For Daz Studio, there is a plugin called ultrascatter which allows you to create multiple instances and control how they are placed.
http://www.daz3d.com/ultrascatter-advanced-instancing-for-daz-studio
Carrara has a built-in replicator function.
The nice thing about a Studio plugin like ultrascatter or Carrara's replicators is that you can also create a map to control where the figures are placed (have the crowd behind the barricades only, or perhaps on the balconies just on the left side of the street). Great way to save time and reduce strain on system resources. Same functions can be used to make forests, gardens, traffic jams,...
I buy stock photographs from online stock photo agencies. They are usually royalty free.
I think it all depends on whether you want to do it all inside Studio or to what degree you're comfortable with postwork. In general, the more objects and morphable/posable figures you have in your scene the slower your render time will be however.

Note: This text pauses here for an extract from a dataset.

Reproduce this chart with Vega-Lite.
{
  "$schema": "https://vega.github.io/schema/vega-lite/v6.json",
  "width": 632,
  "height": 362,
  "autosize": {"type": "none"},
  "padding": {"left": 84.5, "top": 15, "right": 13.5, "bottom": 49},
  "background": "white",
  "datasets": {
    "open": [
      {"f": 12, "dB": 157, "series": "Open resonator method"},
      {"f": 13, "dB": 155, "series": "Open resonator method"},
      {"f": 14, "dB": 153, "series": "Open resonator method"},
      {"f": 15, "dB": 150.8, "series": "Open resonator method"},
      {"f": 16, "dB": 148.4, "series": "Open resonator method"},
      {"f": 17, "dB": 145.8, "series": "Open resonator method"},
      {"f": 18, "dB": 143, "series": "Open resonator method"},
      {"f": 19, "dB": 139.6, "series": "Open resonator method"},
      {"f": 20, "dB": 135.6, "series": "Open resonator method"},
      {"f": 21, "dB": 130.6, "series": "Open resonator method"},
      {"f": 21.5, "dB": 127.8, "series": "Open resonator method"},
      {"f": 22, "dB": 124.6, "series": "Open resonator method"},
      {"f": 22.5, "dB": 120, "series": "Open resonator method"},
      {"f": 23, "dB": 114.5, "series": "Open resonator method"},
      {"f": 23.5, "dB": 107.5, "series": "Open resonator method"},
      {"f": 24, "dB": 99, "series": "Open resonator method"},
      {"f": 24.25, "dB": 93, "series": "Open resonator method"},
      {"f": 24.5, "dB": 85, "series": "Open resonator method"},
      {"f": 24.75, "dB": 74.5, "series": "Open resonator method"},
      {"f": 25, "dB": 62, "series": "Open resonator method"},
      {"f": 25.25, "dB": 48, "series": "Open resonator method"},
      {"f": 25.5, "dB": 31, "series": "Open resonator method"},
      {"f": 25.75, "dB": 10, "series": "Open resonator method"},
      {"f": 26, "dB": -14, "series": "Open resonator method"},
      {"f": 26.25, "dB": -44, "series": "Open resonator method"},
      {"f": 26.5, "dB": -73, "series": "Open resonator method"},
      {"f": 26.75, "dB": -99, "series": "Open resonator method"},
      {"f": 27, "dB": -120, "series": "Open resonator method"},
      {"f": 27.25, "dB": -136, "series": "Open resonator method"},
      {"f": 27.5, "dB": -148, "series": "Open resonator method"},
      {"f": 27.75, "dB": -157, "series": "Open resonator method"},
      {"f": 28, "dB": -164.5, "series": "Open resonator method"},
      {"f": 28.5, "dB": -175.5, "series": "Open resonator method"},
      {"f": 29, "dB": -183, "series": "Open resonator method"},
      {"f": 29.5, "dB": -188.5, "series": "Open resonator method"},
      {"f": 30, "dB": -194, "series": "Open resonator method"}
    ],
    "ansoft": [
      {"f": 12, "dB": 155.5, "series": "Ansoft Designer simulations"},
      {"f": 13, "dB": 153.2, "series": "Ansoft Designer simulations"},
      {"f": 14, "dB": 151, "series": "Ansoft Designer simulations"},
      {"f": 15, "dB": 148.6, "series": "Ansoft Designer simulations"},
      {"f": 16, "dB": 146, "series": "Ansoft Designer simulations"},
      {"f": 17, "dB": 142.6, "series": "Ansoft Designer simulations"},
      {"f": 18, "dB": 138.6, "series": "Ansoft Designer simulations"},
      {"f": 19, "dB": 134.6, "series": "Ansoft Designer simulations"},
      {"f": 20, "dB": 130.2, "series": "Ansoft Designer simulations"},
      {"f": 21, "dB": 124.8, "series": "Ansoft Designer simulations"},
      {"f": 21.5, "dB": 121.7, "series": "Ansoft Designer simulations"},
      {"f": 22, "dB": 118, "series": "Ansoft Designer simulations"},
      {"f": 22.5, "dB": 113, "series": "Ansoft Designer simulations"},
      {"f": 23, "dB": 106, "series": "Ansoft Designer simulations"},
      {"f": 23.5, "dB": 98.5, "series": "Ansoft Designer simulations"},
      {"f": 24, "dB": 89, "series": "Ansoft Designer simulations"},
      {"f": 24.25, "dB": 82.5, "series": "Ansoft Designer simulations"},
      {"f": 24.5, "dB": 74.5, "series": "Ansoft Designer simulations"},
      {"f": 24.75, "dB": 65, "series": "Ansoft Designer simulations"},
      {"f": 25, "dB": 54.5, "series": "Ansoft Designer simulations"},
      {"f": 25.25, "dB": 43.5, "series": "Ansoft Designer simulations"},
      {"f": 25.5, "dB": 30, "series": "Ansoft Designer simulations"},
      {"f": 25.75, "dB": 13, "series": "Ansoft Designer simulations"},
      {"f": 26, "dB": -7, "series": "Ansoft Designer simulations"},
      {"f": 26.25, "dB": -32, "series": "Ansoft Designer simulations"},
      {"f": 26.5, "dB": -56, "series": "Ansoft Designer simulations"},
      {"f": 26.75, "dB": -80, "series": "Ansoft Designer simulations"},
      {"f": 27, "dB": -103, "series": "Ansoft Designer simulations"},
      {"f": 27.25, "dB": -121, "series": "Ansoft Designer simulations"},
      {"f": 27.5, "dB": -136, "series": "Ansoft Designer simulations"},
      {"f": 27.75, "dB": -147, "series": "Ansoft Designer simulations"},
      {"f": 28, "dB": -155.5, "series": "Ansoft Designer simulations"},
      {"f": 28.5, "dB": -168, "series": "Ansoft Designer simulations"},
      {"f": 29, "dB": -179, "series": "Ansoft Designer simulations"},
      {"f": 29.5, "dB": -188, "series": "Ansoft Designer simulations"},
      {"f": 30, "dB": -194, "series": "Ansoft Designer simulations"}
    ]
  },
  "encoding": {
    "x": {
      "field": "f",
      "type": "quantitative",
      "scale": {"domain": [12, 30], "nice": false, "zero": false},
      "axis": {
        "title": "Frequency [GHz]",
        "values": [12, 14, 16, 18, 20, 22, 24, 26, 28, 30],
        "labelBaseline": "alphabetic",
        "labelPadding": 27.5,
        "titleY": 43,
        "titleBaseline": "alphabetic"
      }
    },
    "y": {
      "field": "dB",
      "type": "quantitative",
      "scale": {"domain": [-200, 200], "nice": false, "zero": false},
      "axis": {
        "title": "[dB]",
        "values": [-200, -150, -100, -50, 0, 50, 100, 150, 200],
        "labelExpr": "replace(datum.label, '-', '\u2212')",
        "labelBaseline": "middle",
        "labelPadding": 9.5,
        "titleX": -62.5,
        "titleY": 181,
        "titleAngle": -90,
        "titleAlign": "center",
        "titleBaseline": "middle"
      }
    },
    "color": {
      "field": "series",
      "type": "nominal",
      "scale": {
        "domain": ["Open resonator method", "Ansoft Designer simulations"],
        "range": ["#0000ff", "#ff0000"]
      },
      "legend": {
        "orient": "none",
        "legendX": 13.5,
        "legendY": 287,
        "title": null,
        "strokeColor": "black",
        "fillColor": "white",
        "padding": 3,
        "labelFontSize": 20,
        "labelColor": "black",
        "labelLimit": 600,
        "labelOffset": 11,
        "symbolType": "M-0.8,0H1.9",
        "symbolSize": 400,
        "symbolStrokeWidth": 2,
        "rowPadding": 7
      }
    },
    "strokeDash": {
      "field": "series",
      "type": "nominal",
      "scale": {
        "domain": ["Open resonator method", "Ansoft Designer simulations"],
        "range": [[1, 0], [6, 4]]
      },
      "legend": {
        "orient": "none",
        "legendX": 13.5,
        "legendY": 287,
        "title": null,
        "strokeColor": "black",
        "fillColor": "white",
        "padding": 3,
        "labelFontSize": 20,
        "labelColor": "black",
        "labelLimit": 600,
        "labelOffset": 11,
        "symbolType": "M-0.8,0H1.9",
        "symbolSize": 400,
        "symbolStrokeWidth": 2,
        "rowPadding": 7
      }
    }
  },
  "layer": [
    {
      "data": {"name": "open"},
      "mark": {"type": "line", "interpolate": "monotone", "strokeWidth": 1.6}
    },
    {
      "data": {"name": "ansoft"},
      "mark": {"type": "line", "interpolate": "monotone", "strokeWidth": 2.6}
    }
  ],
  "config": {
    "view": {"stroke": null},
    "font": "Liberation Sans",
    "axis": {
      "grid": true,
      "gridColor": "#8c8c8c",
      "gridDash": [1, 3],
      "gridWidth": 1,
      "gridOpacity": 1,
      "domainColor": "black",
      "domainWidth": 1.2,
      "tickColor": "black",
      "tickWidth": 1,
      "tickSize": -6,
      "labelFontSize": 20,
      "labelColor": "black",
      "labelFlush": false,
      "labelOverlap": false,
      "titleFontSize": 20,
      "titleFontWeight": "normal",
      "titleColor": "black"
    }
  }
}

Within Studio you can use instancing (although this does limit you to not only repeating a character but with the exact same pose). I've also experimented with exporting posed characters as OBJ files and then importing them and positioning them. This technique is a little spotty - sometimes the textures don't work quite right. But if you combine both techniques and are careful with your depth-of field and lighting, you can get some great results.
If you're not adverse about planning your render in detail before you render, you could render several versions of the same scene with characters loaded in different places and then combine them in postwork. This requires a lot of planning to minimize the masking and cut-and-paste in the Photoshop-style program of your choice.